Discapacidades y otros eufemismos (23 de abril de 2011)
Hasta hace algunos
años decíamos la palabra inválido sin ningún espíritu peyorativo. Lo era
simplemente alguien que no valía para algo, por ejemplo, para caminar. Y es que
sobre todo se llamaba así a los que no podían andar y se desplazaban en sillas
de ruedas más o menos rústicas y no pasaba nada más. Unos se desplazaban de
forma autónoma haciendo girar las ruedas
con una especie de manubrio que hacía girar una cadena similar a las de las
bicicletas y otros se hacían trasladar por sus familiares o amigos. Entonces
tampoco se hablaba de cuidadores, aunque los había. Y todos ellos, los
inválidos, soñaban con unas sillas eléctricas como las que ahora vemos. Pero el
caso es que hoy día si a uno se le escapa esa palabra, inválidos, aunque sea
hablando de París, inmediatamente surge alguien a su alrededor, alguien
bienintencionado, por supuesto, que le corrige y le dice: discapacitados,
señor, se dice discapacitados. Ese alguien no se da cuenta de que ambas
palabrejas vienen a decir lo mismo. Que un inválido es alguien que no es capaz
(de algo) y que un discapacitado es alguien que no vale (para algo) o
viceversa. Todo lo demás solo son modas, palabras que se utilizan, con más o menos
acierto, en un tiempo o en otro. Ocurre
lo mismo con la palabra subnormal, que sólo significa por debajo de la
normalidad, y que hoy aterra y ha sido sustituida por el término médico
oligofrenia o por el eufemismo discapacidad mental. Antes se hablaba de los
subnormales con tanta naturalidad que muchas asociaciones protectoras
utilizaron esta palabra para constituirse (Asociación Pro Subnormales). Con el
paso del tiempo, en algunos casos sus dirigentes han decidido cambiar aquella
subnormalidad tan natural en su época, por el eufemismo: discapacidad
intelectual, que podría englobar, si
fuéramos puristas tanto a los infradotados de los que hablamos como a los
superdotados (palabra que sin embargo no nos avergüenza decir). Tengo un hijo
superdotado dicen los padres, casi con orgullo, sin darse cuenta de que tienen
un problema. Y el niño problema, mientras tanto, habla y habla sin parar de
mecánica cuántica enfrentándose a las teorías del mismísimo Einstein o de las
civilizaciones griega, etrusca o azteca con más cocimiento que si hubiera
vivido en ellas y termina a los cuarenta años, más aburrido de esta vida que de
los recreos del colegio, pensando en una autolisis fría y sofisticada, nunca en
el vulgar suicidio de los melancólicos.
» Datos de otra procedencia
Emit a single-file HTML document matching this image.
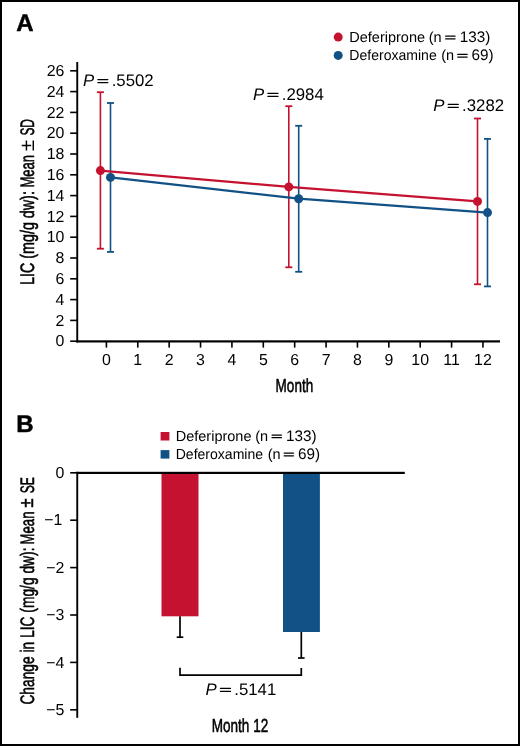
<!DOCTYPE html>
<html><head><meta charset="utf-8"><style>
html,body{margin:0;padding:0;background:#fff;}
body{width:520px;height:746px;overflow:hidden;}
svg{display:block;will-change:transform;}
text{font-family:"Liberation Sans",sans-serif;fill:#000;text-rendering:geometricPrecision;}
.bold{font-weight:bold;stroke:#000;stroke-width:0.5px;}
.tick{font-size:15.9px;}
.it{font-style:italic;}
.cond{stroke:#000;stroke-width:0.55px;}
</style></head><body>
<svg width="520" height="746" viewBox="0 0 520 746">
<rect x="1" y="1" width="518" height="744" fill="#fff" stroke="#000" stroke-width="2"/>
<text x="16.3" y="31" class="bold" font-size="24">A</text>
<text x="16.2" y="431.7" class="bold" font-size="24">B</text>
<rect x="76.3" y="62" width="1.9" height="280.5" fill="#000"/>
<rect x="76.3" y="340.3" width="423.7" height="2.2" fill="#000"/>
<rect x="70.2" y="340.40" width="7" height="1.6" fill="#000"/>
<text x="64.4" y="346.30" text-anchor="end" class="tick">0</text>
<rect x="70.2" y="319.60" width="7" height="1.6" fill="#000"/>
<text x="64.4" y="325.50" text-anchor="end" class="tick">2</text>
<rect x="70.2" y="298.80" width="7" height="1.6" fill="#000"/>
<text x="64.4" y="304.70" text-anchor="end" class="tick">4</text>
<rect x="70.2" y="278.00" width="7" height="1.6" fill="#000"/>
<text x="64.4" y="283.90" text-anchor="end" class="tick">6</text>
<rect x="70.2" y="257.20" width="7" height="1.6" fill="#000"/>
<text x="64.4" y="263.10" text-anchor="end" class="tick">8</text>
<rect x="70.2" y="236.40" width="7" height="1.6" fill="#000"/>
<text x="64.4" y="242.30" text-anchor="end" class="tick">10</text>
<rect x="70.2" y="215.60" width="7" height="1.6" fill="#000"/>
<text x="64.4" y="221.50" text-anchor="end" class="tick">12</text>
<rect x="70.2" y="194.80" width="7" height="1.6" fill="#000"/>
<text x="64.4" y="200.70" text-anchor="end" class="tick">14</text>
<rect x="70.2" y="174.00" width="7" height="1.6" fill="#000"/>
<text x="64.4" y="179.90" text-anchor="end" class="tick">16</text>
<rect x="70.2" y="153.20" width="7" height="1.6" fill="#000"/>
<text x="64.4" y="159.10" text-anchor="end" class="tick">18</text>
<rect x="70.2" y="132.40" width="7" height="1.6" fill="#000"/>
<text x="64.4" y="138.30" text-anchor="end" class="tick">20</text>
<rect x="70.2" y="111.60" width="7" height="1.6" fill="#000"/>
<text x="64.4" y="117.50" text-anchor="end" class="tick">22</text>
<rect x="70.2" y="90.80" width="7" height="1.6" fill="#000"/>
<text x="64.4" y="96.70" text-anchor="end" class="tick">24</text>
<rect x="70.2" y="70.00" width="7" height="1.6" fill="#000"/>
<text x="64.4" y="75.90" text-anchor="end" class="tick">26</text>
<rect x="105.60" y="341" width="1.6" height="6.6" fill="#000"/>
<text x="106.40" y="365.0" text-anchor="middle" class="tick">0</text>
<rect x="136.98" y="341" width="1.6" height="6.6" fill="#000"/>
<text x="137.78" y="365.0" text-anchor="middle" class="tick">1</text>
<rect x="168.36" y="341" width="1.6" height="6.6" fill="#000"/>
<text x="169.16" y="365.0" text-anchor="middle" class="tick">2</text>
<rect x="199.74" y="341" width="1.6" height="6.6" fill="#000"/>
<text x="200.54" y="365.0" text-anchor="middle" class="tick">3</text>
<rect x="231.12" y="341" width="1.6" height="6.6" fill="#000"/>
<text x="231.92" y="365.0" text-anchor="middle" class="tick">4</text>
<rect x="262.50" y="341" width="1.6" height="6.6" fill="#000"/>
<text x="263.30" y="365.0" text-anchor="middle" class="tick">5</text>
<rect x="293.88" y="341" width="1.6" height="6.6" fill="#000"/>
<text x="294.68" y="365.0" text-anchor="middle" class="tick">6</text>
<rect x="325.26" y="341" width="1.6" height="6.6" fill="#000"/>
<text x="326.06" y="365.0" text-anchor="middle" class="tick">7</text>
<rect x="356.64" y="341" width="1.6" height="6.6" fill="#000"/>
<text x="357.44" y="365.0" text-anchor="middle" class="tick">8</text>
<rect x="388.02" y="341" width="1.6" height="6.6" fill="#000"/>
<text x="388.82" y="365.0" text-anchor="middle" class="tick">9</text>
<rect x="419.40" y="341" width="1.6" height="6.6" fill="#000"/>
<text x="420.20" y="365.0" text-anchor="middle" class="tick">10</text>
<rect x="450.78" y="341" width="1.6" height="6.6" fill="#000"/>
<text x="451.58" y="365.0" text-anchor="middle" class="tick">11</text>
<rect x="482.16" y="341" width="1.6" height="6.6" fill="#000"/>
<text x="482.96" y="365.0" text-anchor="middle" class="tick">12</text>
<line x1="100.4" y1="92.2" x2="100.4" y2="248.7" stroke="#c41230" stroke-width="1.6"/>
<line x1="96.9" y1="92.2" x2="103.9" y2="92.2" stroke="#c41230" stroke-width="1.8"/>
<line x1="96.9" y1="248.7" x2="103.9" y2="248.7" stroke="#c41230" stroke-width="1.8"/>
<line x1="288.8" y1="106.2" x2="288.8" y2="267.3" stroke="#c41230" stroke-width="1.6"/>
<line x1="285.3" y1="106.2" x2="292.3" y2="106.2" stroke="#c41230" stroke-width="1.8"/>
<line x1="285.3" y1="267.3" x2="292.3" y2="267.3" stroke="#c41230" stroke-width="1.8"/>
<line x1="477.5" y1="118.5" x2="477.5" y2="284.3" stroke="#c41230" stroke-width="1.6"/>
<line x1="474.0" y1="118.5" x2="481.0" y2="118.5" stroke="#c41230" stroke-width="1.8"/>
<line x1="474.0" y1="284.3" x2="481.0" y2="284.3" stroke="#c41230" stroke-width="1.8"/>
<line x1="110.5" y1="103.0" x2="110.5" y2="251.9" stroke="#115185" stroke-width="1.6"/>
<line x1="107.0" y1="103.0" x2="114.0" y2="103.0" stroke="#115185" stroke-width="1.8"/>
<line x1="107.0" y1="251.9" x2="114.0" y2="251.9" stroke="#115185" stroke-width="1.8"/>
<line x1="298.7" y1="125.8" x2="298.7" y2="271.8" stroke="#115185" stroke-width="1.6"/>
<line x1="295.2" y1="125.8" x2="302.2" y2="125.8" stroke="#115185" stroke-width="1.8"/>
<line x1="295.2" y1="271.8" x2="302.2" y2="271.8" stroke="#115185" stroke-width="1.8"/>
<line x1="487.5" y1="138.9" x2="487.5" y2="286.4" stroke="#115185" stroke-width="1.6"/>
<line x1="484.0" y1="138.9" x2="491.0" y2="138.9" stroke="#115185" stroke-width="1.8"/>
<line x1="484.0" y1="286.4" x2="491.0" y2="286.4" stroke="#115185" stroke-width="1.8"/>
<polyline points="100.4,170.6 288.8,186.9 477.5,201.4" fill="none" stroke="#c41230" stroke-width="2.2"/>
<polyline points="110.5,177.4 298.7,198.7 487.5,212.6" fill="none" stroke="#115185" stroke-width="2.2"/>
<circle cx="100.4" cy="170.6" r="4.5" fill="#c41230"/>
<circle cx="288.8" cy="186.9" r="4.5" fill="#c41230"/>
<circle cx="477.5" cy="201.4" r="4.5" fill="#c41230"/>
<circle cx="110.5" cy="177.4" r="4.5" fill="#115185"/>
<circle cx="298.7" cy="198.7" r="4.5" fill="#115185"/>
<circle cx="487.5" cy="212.6" r="4.5" fill="#115185"/>
<text x="82.88" y="85.8" class="it" font-size="16.8">P</text><line x1="97.85" y1="79.60" x2="107.85" y2="79.60" stroke="#000" stroke-width="1.3" stroke-linecap="round"/><line x1="97.85" y1="82.60" x2="107.85" y2="82.60" stroke="#000" stroke-width="1.3" stroke-linecap="round"/><text x="111.67" y="85.8" font-size="16.8">.5502</text>
<text x="252.98" y="99.6" class="it" font-size="16.8">P</text><line x1="267.95" y1="93.40" x2="277.95" y2="93.40" stroke="#000" stroke-width="1.3" stroke-linecap="round"/><line x1="267.95" y1="96.40" x2="277.95" y2="96.40" stroke="#000" stroke-width="1.3" stroke-linecap="round"/><text x="281.77" y="99.6" font-size="16.8">.2984</text>
<text x="433.28" y="110.6" class="it" font-size="16.8">P</text><line x1="448.25" y1="104.40" x2="458.25" y2="104.40" stroke="#000" stroke-width="1.3" stroke-linecap="round"/><line x1="448.25" y1="107.40" x2="458.25" y2="107.40" stroke="#000" stroke-width="1.3" stroke-linecap="round"/><text x="462.07" y="110.6" font-size="16.8">.3282</text>
<text x="205.48" y="694.6" class="it" font-size="16.8">P</text><line x1="220.45" y1="688.40" x2="230.45" y2="688.40" stroke="#000" stroke-width="1.3" stroke-linecap="round"/><line x1="220.45" y1="691.40" x2="230.45" y2="691.40" stroke="#000" stroke-width="1.3" stroke-linecap="round"/><text x="234.27" y="694.6" font-size="16.8">.5141</text>
<circle cx="338.2" cy="37.1" r="4.5" fill="#c41230"/>
<circle cx="338.2" cy="55.4" r="4.5" fill="#115185"/>
<text x="349.31" y="41.7" font-size="14.5">Deferiprone</text><text x="428.79" y="41.7" font-size="14.5">(n</text><line x1="445.65" y1="36.20" x2="455.05" y2="36.20" stroke="#000" stroke-width="1.3" stroke-linecap="round"/><line x1="445.65" y1="38.80" x2="455.05" y2="38.80" stroke="#000" stroke-width="1.3" stroke-linecap="round"/><text x="459.64" y="41.7" font-size="15.3">133)</text><text x="349.31" y="60.0" font-size="14.5" textLength="87.4" lengthAdjust="spacingAndGlyphs">Deferoxamine</text><text x="441.29" y="60.0" font-size="14.5">(n</text><line x1="457.75" y1="54.40" x2="467.10" y2="54.40" stroke="#000" stroke-width="1.3" stroke-linecap="round"/><line x1="457.75" y1="57.10" x2="467.10" y2="57.10" stroke="#000" stroke-width="1.3" stroke-linecap="round"/><text x="471.52" y="60.0" font-size="15.3">69)</text>
<rect x="160.6" y="432" width="8.8" height="8.5" fill="#c41230"/>
<rect x="160.6" y="450.1" width="8.8" height="8.5" fill="#115185"/>
<text x="175.71" y="440.6" font-size="14.5">Deferiprone</text><text x="255.19" y="440.6" font-size="14.5">(n</text><line x1="272.05" y1="435.10" x2="281.45" y2="435.10" stroke="#000" stroke-width="1.3" stroke-linecap="round"/><line x1="272.05" y1="437.70" x2="281.45" y2="437.70" stroke="#000" stroke-width="1.3" stroke-linecap="round"/><text x="286.04" y="440.6" font-size="15.3">133)</text><text x="175.71" y="458.7" font-size="14.5" textLength="87.4" lengthAdjust="spacingAndGlyphs">Deferoxamine</text><text x="267.69" y="458.7" font-size="14.5">(n</text><line x1="284.15" y1="453.10" x2="293.50" y2="453.10" stroke="#000" stroke-width="1.3" stroke-linecap="round"/><line x1="284.15" y1="455.80" x2="293.50" y2="455.80" stroke="#000" stroke-width="1.3" stroke-linecap="round"/><text x="297.92" y="458.7" font-size="15.3">69)</text>
<text transform="translate(275.6,392.2) scale(0.72,1)" class="cond" font-size="18.8">Month</text>
<text transform="translate(211.7,731.8) scale(0.722,1)" class="cond" font-size="18.8">Month 12</text>
<text transform="translate(34,285.00) rotate(-90) scale(0.734,1)" class="cond" font-size="19.5">LIC (mg/g dw):</text>
<text transform="translate(34,187.60) rotate(-90) scale(0.667,1)" class="cond" font-size="19.5">Mean</text>
<text transform="translate(34,151.20) rotate(-90) scale(1.000,1)" class="reg" font-size="20.6">±</text>
<text transform="translate(34,135.60) rotate(-90) scale(0.609,1)" class="cond" font-size="19.5">SD</text>
<text transform="translate(33.8,704.60) rotate(-90) scale(0.707,1)" class="cond" font-size="19.5">Change in LIC (mg/g dw):</text>
<text transform="translate(33.8,544.40) rotate(-90) scale(0.673,1)" class="cond" font-size="19.5">Mean</text>
<text transform="translate(33.2,507.40) rotate(-90) scale(0.840,1)" class="cond" font-size="19.8">±</text>
<text transform="translate(33.8,493.30) rotate(-90) scale(0.621,1)" class="cond" font-size="19.5">SE</text>
<rect x="76.3" y="471.8" width="1.9" height="246" fill="#000"/>
<rect x="76.3" y="471.8" width="328.5" height="2.2" fill="#000"/>
<rect x="70.2" y="472.00" width="7" height="1.6" fill="#000"/>
<text x="64.4" y="477.90" text-anchor="end" class="tick">0</text>
<rect x="70.2" y="519.40" width="7" height="1.6" fill="#000"/>
<text x="62.4" y="525.30" text-anchor="end" class="tick">−1</text>
<rect x="70.2" y="566.80" width="7" height="1.6" fill="#000"/>
<text x="64.4" y="572.70" text-anchor="end" class="tick">−2</text>
<rect x="70.2" y="614.20" width="7" height="1.6" fill="#000"/>
<text x="64.4" y="620.10" text-anchor="end" class="tick">−3</text>
<rect x="70.2" y="661.60" width="7" height="1.6" fill="#000"/>
<text x="64.4" y="667.50" text-anchor="end" class="tick">−4</text>
<rect x="70.2" y="709.00" width="7" height="1.6" fill="#000"/>
<text x="64.4" y="714.90" text-anchor="end" class="tick">−5</text>
<rect x="161.5" y="474" width="37" height="142.3" fill="#c41230"/>
<rect x="283" y="474" width="36.9" height="158" fill="#115185"/>
<line x1="180" y1="616.3" x2="180" y2="637.2" stroke="#000" stroke-width="1.7"/>
<line x1="176.7" y1="637.2" x2="183.3" y2="637.2" stroke="#000" stroke-width="1.7"/>
<line x1="301.3" y1="632" x2="301.3" y2="658" stroke="#000" stroke-width="1.7"/>
<line x1="298.0" y1="658" x2="304.6" y2="658" stroke="#000" stroke-width="1.7"/>
<polyline points="180,667.7 180,675.1 301.3,675.1 301.3,668" fill="none" stroke="#000" stroke-width="1.7"/>
</svg>
</body></html>
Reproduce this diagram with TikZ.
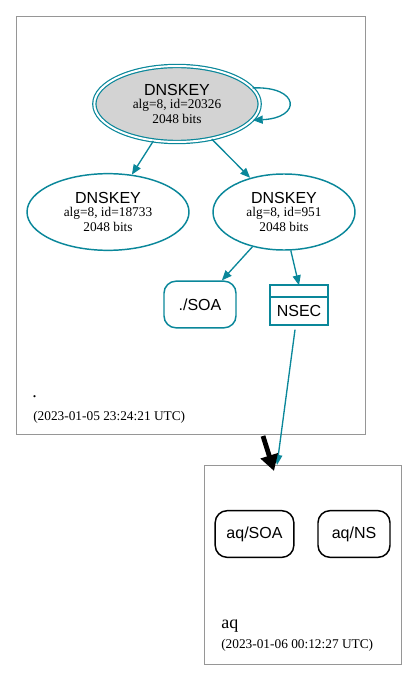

Son tantos los avances que hoy día
hablamos de porcentajes de
discapacidades: yo tengo un sesenta y seis por ciento de discapacidad,
comentan algunos orgullosos. Y es que siendo discapacitado, uno puede tener
beneficios laborales, sociales y tributarios. Y tanto ahora como antes, la pela
sigue siendo la pela y el aparcamiento cada día está más difícil y, si es
necesario, yo, aunque no lo sea, soy más tontito que tu, que diría la
exministra. Todo esto que les cuento, sin más ánimo que el de divagar un rato y
pensando que en la mayoría de las veces esos beneficios son justos, ya ocurrió
anteriormente con palabras como: idiota, imbécil, cojo, o petudo. A ver a quien
se le ocurre en nuestros días llamar idiota a un idiota, petudo a un petudo,
cojo a un cojo o imbécil a un imbécil. Terminaría en los tribunales.